报告人简介：

赵东升，新加坡南洋理工大学教授，博士生导师。1981年毕业于陕西师范大学数学系，同年师从我国著名数学家王国俊教授攻读硕士；1988年赴英国剑桥大学师从国际著名拓扑学专家Peter Johnstone攻读博士。1994年至今在新加坡南洋理工大学从事教学及数学研究工作。研究领域包括拓扑、序理论、广义积分及Baire函数类，主要研究工作发表在Mathematical Proceedings of the Cambridge Philosophical Society、Proceedings of the American Mathematical Society、Fundamenta Mathematicae、Topology and its Applications、Applied Categorical Structures、Canadian Mathematical Bulletin、Houston Journal of Mathematics、Rocky Mountain Journal of Mathematics、Journal of Mathematical Analysis and Applications等数学期刊上，其中一篇论文获2000年ISI世界经典引文奖，是中国首批获此殊荣的17位数学家之一。

报告简介：

The set R(X) of all topologies on a given set X form a complete lattice with respect to the inclusion order.
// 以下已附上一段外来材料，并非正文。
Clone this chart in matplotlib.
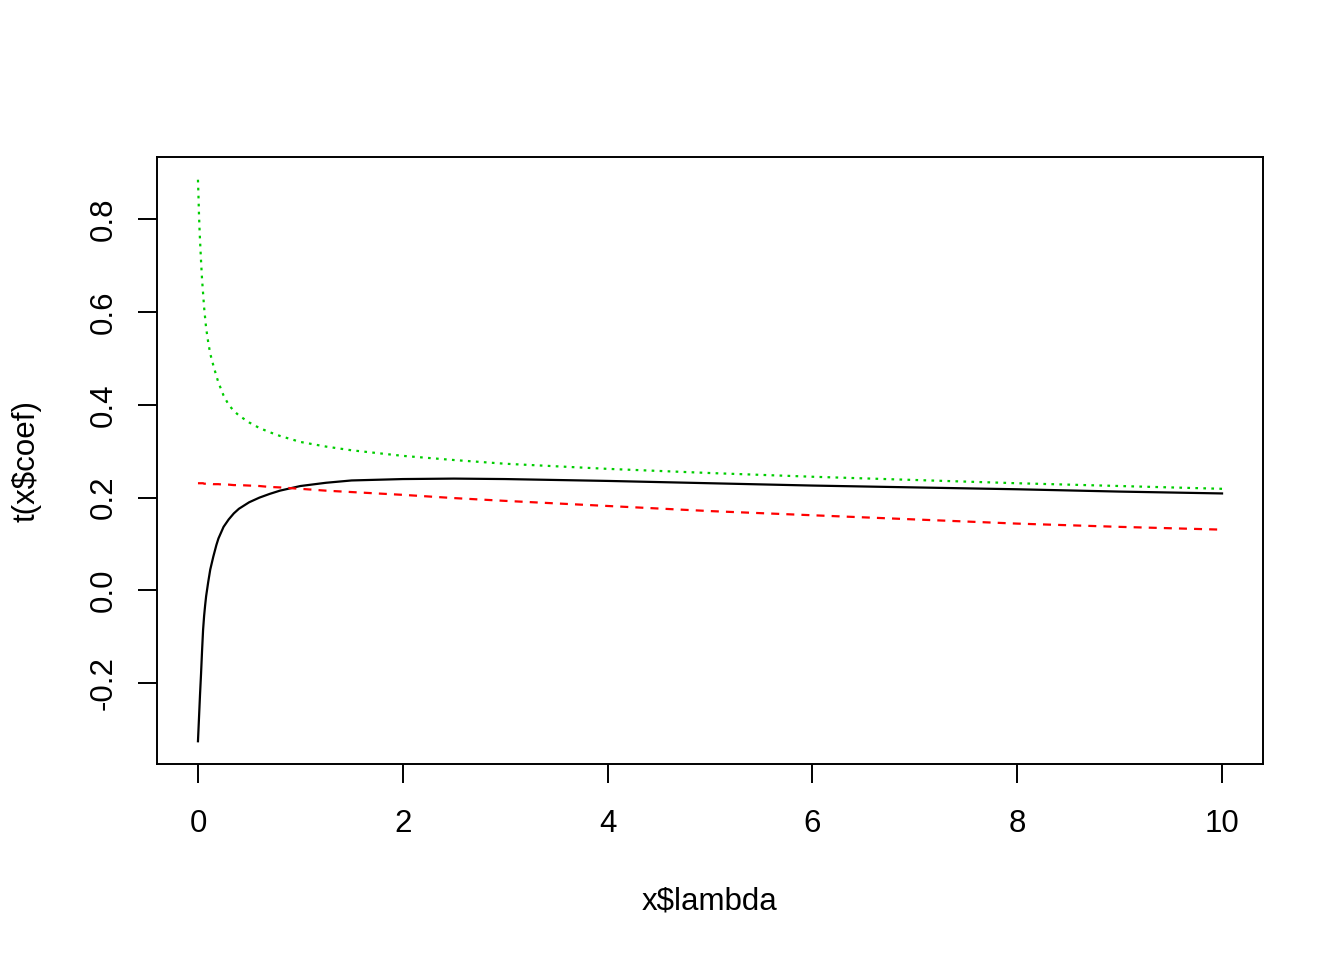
import matplotlib
matplotlib.use("Agg")
import matplotlib.pyplot as plt

plt.rcParams['font.family'] = ['Liberation Sans', 'DejaVu Sans']

# ridge trace: lambda and one coefficient per curve
lam = [0, 0.005, 0.01, 0.015, 0.02, 0.03, 0.04, 0.05, 0.06, 0.07, 0.08, 0.1, 0.12, 0.15,
       0.18, 0.2, 0.25, 0.3, 0.35, 0.4, 0.5, 0.6, 0.7, 0.8, 1.0, 1.25, 1.5, 2, 2.5, 3,
       4, 5, 6, 7, 8, 9, 10]
coef1 = [-0.325, -0.30, -0.275, -0.25, -0.225, -0.18, -0.13, -0.085, -0.055, -0.032, -0.012,
         0.018, 0.045, 0.073, 0.098, 0.112, 0.137, 0.153, 0.166, 0.176, 0.190, 0.200, 0.208,
         0.215, 0.225, 0.232, 0.237, 0.240, 0.241, 0.240, 0.236, 0.231, 0.226, 0.222, 0.218,
         0.213, 0.209]
coef2 = [0.231, 0.231, 0.231, 0.231, 0.231, 0.231, 0.231, 0.231, 0.230, 0.230, 0.230,
         0.230, 0.230, 0.229, 0.229, 0.229, 0.228, 0.228, 0.227, 0.227, 0.226, 0.225, 0.223,
         0.222, 0.219, 0.215, 0.212, 0.206, 0.199, 0.193, 0.182, 0.171, 0.162, 0.153, 0.144,
         0.137, 0.131]
coef3 = [0.885, 0.85, 0.81, 0.78, 0.755, 0.71, 0.67, 0.64, 0.61, 0.587, 0.565, 0.535, 0.51,
         0.485, 0.462, 0.448, 0.42, 0.40, 0.387, 0.377, 0.362, 0.350, 0.341, 0.333, 0.320,
         0.310, 0.302, 0.290, 0.281, 0.273, 0.262, 0.253, 0.245, 0.238, 0.231, 0.225, 0.219]

xticks = [0, 2, 4, 6, 8, 10]
yticks = [-0.2, 0.0, 0.2, 0.4, 0.6, 0.8]

fig = plt.figure(figsize=(13.44, 9.6), dpi=100)
ax = fig.add_axes([157/1344, 1 - 764/960, 1106/1344, 607/960])

lw = 1.6
ax.plot(lam, coef1, color='black', lw=lw)
ax.plot(lam, coef2, color='#FF0000', lw=lw, dashes=(3.6, 3.2))
ax.plot(lam, coef3, color='#00CD00', lw=lw, dashes=(1.2, 2.4))

ax.set_xlim(-0.4, 10.4)
ax.set_ylim(-0.374, 0.934)
ax.set_xticks(xticks)
ax.set_xticklabels([str(t) for t in xticks])
ax.set_yticks(yticks)
ax.set_yticklabels(['%.1f' % t for t in yticks])

for s in ax.spines.values():
    s.set_linewidth(1.4)
ax.tick_params(axis='both', length=13.7, width=1.4, labelsize=22.5)
ax.tick_params(axis='x', pad=19)
ax.tick_params(axis='y', pad=14)
plt.setp(ax.get_yticklabels(), rotation=90, va='center')

ax.set_xlabel('x$lambda', fontsize=22.5)
ax.set_ylabel('t(x$coef)', fontsize=22.5)
ax.xaxis.label.set_va('center')
ax.yaxis.label.set_va('center')
ax.xaxis.set_label_coords(0.5, (764 - 902) / 607)
ax.yaxis.set_label_coords((27 - 157) / 1106, 0.5)

fig.savefig('out.png', dpi=100)
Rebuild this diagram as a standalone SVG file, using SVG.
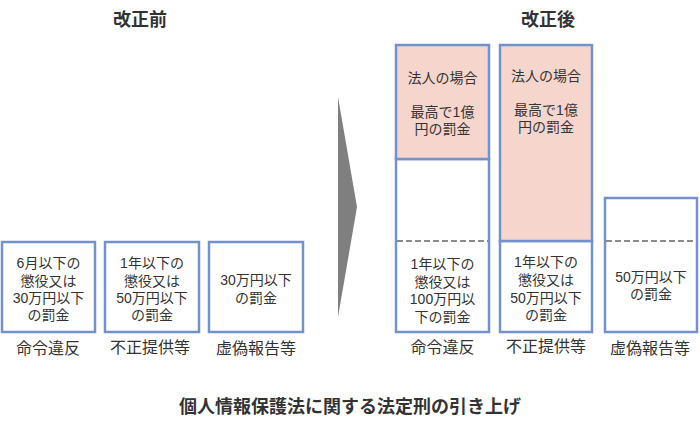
<svg xmlns="http://www.w3.org/2000/svg" width="700" height="426" viewBox="0 0 700 426">
<style>
text{font-family:"Liberation Sans","Noto Sans CJK JP",sans-serif;fill:#333;text-anchor:middle;dominant-baseline:central}
.t{font-size:14px}
.lbl{font-size:16px}
.h{font-size:18px;font-weight:bold}
.box{fill:#fff;stroke:#7391cb;stroke-width:2.5}
.pink{fill:#f5d5cc;stroke:#7391cb;stroke-width:2.5}
.dash{stroke:#666;stroke-width:1.5;stroke-dasharray:6 3;fill:none}
</style>
<rect width="700" height="426" fill="#fff"/>
<text class="h" x="140" y="20">改正前</text>
<text class="h" x="548" y="20">改正後</text>
<g id="before-1">
<rect class="box" x="2" y="242" width="93" height="90"/>
<text class="t" x="48.5" y="263">6月以下の</text>
<text class="t" x="48.5" y="280.5">懲役又は</text>
<text class="t" x="48.5" y="298">30万円以下</text>
<text class="t" x="48.5" y="315">の罰金</text>
<text class="lbl" x="48" y="348">命令違反</text>
</g>
<g id="before-2">
<rect class="box" x="105" y="242" width="94" height="90"/>
<text class="t" x="152" y="263">1年以下の</text>
<text class="t" x="152" y="280.5">懲役又は</text>
<text class="t" x="152" y="298">50万円以下</text>
<text class="t" x="152" y="315">の罰金</text>
<text class="lbl" x="150" y="347">不正提供等</text>
</g>
<g id="before-3">
<rect class="box" x="209" y="242" width="94" height="90"/>
<text class="t" x="256" y="280">30万円以下</text>
<text class="t" x="256" y="297.5">の罰金</text>
<text class="lbl" x="256" y="348">虚偽報告等</text>
</g>
<g id="arrow">
<polygon points="338,97 357,207 338,317" fill="#7f7f7f"/>
</g>
<g id="after-1">
<rect class="box" x="396" y="159" width="93" height="173"/>
<rect class="pink" x="396" y="45" width="93" height="114"/>
<line class="dash" x1="397" y1="241" x2="488" y2="241"/>
<text class="t" x="442.5" y="78">法人の場合</text>
<text class="t" x="442.5" y="112">最高で1億</text>
<text class="t" x="442.5" y="129">円の罰金</text>
<text class="t" x="442.5" y="263.5">1年以下の</text>
<text class="t" x="442.5" y="281.5">懲役又は</text>
<text class="t" x="442.5" y="299">100万円以</text>
<text class="t" x="442.5" y="316.5">下の罰金</text>
<text class="lbl" x="442.5" y="347">命令違反</text>
</g>
<g id="after-2">
<rect class="box" x="500" y="241" width="92" height="91"/>
<rect class="pink" x="500" y="45" width="92" height="196"/>
<text class="t" x="546" y="76">法人の場合</text>
<text class="t" x="546" y="110">最高で1億</text>
<text class="t" x="546" y="127">円の罰金</text>
<text class="t" x="546" y="262">1年以下の</text>
<text class="t" x="546" y="280">懲役又は</text>
<text class="t" x="546" y="298">50万円以下</text>
<text class="t" x="546" y="315">の罰金</text>
<text class="lbl" x="546" y="346">不正提供等</text>
</g>
<g id="after-3">
<rect class="box" x="605" y="198" width="92" height="134"/>
<line class="dash" x1="606" y1="241" x2="696" y2="241"/>
<text class="t" x="651" y="277">50万円以下</text>
<text class="t" x="651" y="293.5">の罰金</text>
<text class="lbl" x="650" y="348">虚偽報告等</text>
</g>
<text class="h" x="350" y="407">個人情報保護法に関する法定刑の引き上げ</text>
</svg>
This complete lattice provides a platform to study topologies satisfying various properties from a new perspective. Given a topological property p, let Rp(X) be the set of all topologies on X having property p. The general problems one may ask include: (1) Is Rp(X) an upper/lower subset? (2) Is Rp(X) closed under infima/suprema? (3) What are the maximal/minimal members of Rp(X)? Such problems have been considered for various separation axioms and compactness. One of the well know result is that the compact Hausdorff topologies are minimal Hausdorff. In this talk, I will first give a survey on some classic results , then present some recent results on sober topologies in R(X). At last , some problems will be illustrated.